If an error occurs during the conversion, further details are returned (with status code 400 Bad Request) as part of the following XML structure:

<error>
  <steps>
    <step>{step}</step>
    ...
  </steps>
  <code>{code}</code>
  <description>{description}</description>
  <value>{value}</value>
  <module>{module}</module>
  <line-number>{line-number}</line-number>
  <column-number>{column-number}</column-number>
</error>

The following field values are transmitted (but not always filled!):

  • steps: All conversion formats until (and including) the one at which the error occurs.
  • step: A conversion format (see above).
  • code: Error code of the catched exception.
  • description: Description of the catched exception.
  • value: Error value of the catched exception.
  • module: Module in which the catched exception occured.
  • line-number: Line number within the affected module.
  • column-number: Column number within the affected line.

On error, in addition a processing instruction provides the relation to a corresponding XSLT that creates a simple optical presentation of the error details.

Operation

The web and REST interfaces are provided using BaseX together with RestXQ. The Saxon (HE) processor is used as well, as it is able to process XSLT versions newer than 1.0. The actual conversion is done using IRT's SCF. The particular SCF modules use XSLT, XQuery and Python 3.

Details

The following files are relevant for the actual application:

  • .basexhome: empty BaseX helper file to indicate home directory.
  • modules: the SCF modules
  • webapp/scf_service.xqm: application source code as XQuery module.
  • webapp/scf_service_config.xml: configuration (if file present).
  • webapp/scf_service_config_default.xml: default configuration.
  • webapp/static/error.xsl: XSLT used for rendering by the error result page.
  • webapp/WEB-INF/jetty.xml: Jetty web server config
  • webapp/WEB-INF/web.xml: web application config

A finite-state machine (FSM) is used to convert the subtitles step-by-step from the source format to the target format. The FSM's transitions are determined by a transition function. This function is provided with the current format and the target format, and returns the next format to which the subtitles shall (and can) be converted, towards the target format, if possible. After all the necessary transitions and conversions, finally the subtitles are available in the desired target format. Depending on success/failure and the target format of the conversion, the different header fields are set accordingly.

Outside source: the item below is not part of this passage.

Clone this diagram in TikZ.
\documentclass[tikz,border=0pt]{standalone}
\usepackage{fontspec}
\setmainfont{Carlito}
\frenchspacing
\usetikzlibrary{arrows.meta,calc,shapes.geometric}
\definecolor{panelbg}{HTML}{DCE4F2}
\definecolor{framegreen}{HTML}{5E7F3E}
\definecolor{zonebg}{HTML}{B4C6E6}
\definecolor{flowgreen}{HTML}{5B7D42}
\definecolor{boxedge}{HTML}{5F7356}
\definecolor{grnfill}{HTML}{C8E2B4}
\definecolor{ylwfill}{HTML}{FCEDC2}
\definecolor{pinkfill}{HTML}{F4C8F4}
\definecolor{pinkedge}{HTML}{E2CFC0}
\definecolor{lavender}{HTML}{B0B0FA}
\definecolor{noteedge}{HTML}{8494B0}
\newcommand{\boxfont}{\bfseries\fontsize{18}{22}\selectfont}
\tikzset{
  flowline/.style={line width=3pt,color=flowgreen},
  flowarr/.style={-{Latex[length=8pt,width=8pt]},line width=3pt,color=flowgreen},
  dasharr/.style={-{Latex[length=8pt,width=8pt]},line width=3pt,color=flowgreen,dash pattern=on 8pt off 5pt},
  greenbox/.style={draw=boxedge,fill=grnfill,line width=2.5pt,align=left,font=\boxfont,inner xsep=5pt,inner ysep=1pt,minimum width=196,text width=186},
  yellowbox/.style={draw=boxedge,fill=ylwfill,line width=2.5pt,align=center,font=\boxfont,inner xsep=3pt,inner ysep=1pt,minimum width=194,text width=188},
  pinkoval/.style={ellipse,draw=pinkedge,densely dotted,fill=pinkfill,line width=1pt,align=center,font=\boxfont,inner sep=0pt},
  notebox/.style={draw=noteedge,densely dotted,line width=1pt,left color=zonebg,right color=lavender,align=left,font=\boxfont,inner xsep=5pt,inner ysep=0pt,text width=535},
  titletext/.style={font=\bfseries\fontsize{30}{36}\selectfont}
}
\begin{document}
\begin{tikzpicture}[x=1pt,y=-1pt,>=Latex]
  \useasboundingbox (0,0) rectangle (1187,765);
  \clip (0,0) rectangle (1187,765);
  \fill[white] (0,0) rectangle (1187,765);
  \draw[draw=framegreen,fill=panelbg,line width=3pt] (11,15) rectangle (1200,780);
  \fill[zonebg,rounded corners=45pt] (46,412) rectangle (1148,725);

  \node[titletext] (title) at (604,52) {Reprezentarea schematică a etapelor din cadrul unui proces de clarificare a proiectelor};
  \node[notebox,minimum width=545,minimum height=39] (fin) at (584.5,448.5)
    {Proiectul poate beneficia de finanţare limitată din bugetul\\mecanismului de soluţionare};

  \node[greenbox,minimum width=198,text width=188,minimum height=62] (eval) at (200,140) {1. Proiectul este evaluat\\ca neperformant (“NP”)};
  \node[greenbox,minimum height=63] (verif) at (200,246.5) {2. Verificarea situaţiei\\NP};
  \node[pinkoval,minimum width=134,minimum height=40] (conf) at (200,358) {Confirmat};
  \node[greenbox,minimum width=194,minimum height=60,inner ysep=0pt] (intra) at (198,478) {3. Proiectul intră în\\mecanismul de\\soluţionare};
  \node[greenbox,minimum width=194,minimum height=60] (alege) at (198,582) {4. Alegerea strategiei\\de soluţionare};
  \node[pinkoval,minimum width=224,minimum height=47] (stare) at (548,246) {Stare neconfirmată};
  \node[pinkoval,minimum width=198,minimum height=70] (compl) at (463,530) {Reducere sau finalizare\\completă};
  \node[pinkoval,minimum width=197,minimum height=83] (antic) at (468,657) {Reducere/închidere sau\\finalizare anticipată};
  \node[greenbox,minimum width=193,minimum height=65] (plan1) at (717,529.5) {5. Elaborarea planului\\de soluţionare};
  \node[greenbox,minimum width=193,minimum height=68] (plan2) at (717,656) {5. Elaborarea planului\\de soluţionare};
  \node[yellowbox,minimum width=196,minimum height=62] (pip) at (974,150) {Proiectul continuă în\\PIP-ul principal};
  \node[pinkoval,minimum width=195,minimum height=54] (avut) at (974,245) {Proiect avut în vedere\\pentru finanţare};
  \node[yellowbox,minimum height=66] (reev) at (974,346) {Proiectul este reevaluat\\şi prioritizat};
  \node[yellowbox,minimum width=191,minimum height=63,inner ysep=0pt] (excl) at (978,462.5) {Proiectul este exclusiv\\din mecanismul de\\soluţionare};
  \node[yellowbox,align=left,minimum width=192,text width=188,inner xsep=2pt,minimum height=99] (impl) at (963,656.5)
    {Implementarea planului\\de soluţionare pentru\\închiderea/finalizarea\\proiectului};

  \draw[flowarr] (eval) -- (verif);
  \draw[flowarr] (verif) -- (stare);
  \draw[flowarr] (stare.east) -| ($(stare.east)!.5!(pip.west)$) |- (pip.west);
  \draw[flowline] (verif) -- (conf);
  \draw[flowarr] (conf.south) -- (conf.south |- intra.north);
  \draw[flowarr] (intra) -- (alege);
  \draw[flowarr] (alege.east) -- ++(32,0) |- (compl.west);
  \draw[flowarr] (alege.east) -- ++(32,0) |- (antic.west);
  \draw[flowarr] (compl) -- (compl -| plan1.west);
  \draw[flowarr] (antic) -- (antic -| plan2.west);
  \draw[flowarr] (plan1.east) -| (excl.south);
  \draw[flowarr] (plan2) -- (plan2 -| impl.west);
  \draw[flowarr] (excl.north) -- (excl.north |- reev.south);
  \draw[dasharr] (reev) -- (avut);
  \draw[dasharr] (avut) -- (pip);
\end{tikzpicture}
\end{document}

Most of the SCF modules are implemented in XSLT or XQuery. Such modules can be natively invoked by the SCF service. Thus no temporary files are required to perform the actual conversion. The modules STL2STLXML and SRT2SRTXML however are implemented in Python and require to execute a Python interpreter in a separate process. Furthermore the input/output data has to be stored in (temporary) files, in order to prevent problems regarding character encoding.

In case of a conversion option, the option is part of the status that is propagated through all conversion steps. In case a step supports an option, it forwards the option value as a parameter to the actual conversion operation. To indicate that the option has been applied, the option value is cleared afterwards to prevent to apply it at another step that supports this option, too.

After all necessary conversion steps have been executed, it is ensured that no longer any option values are present - either because an option has been cleared after being applied or because it has not been present in the first place. If any option values are still present, at least one option could not have been applied. Thus the conversion is aborted with a corresponding error message.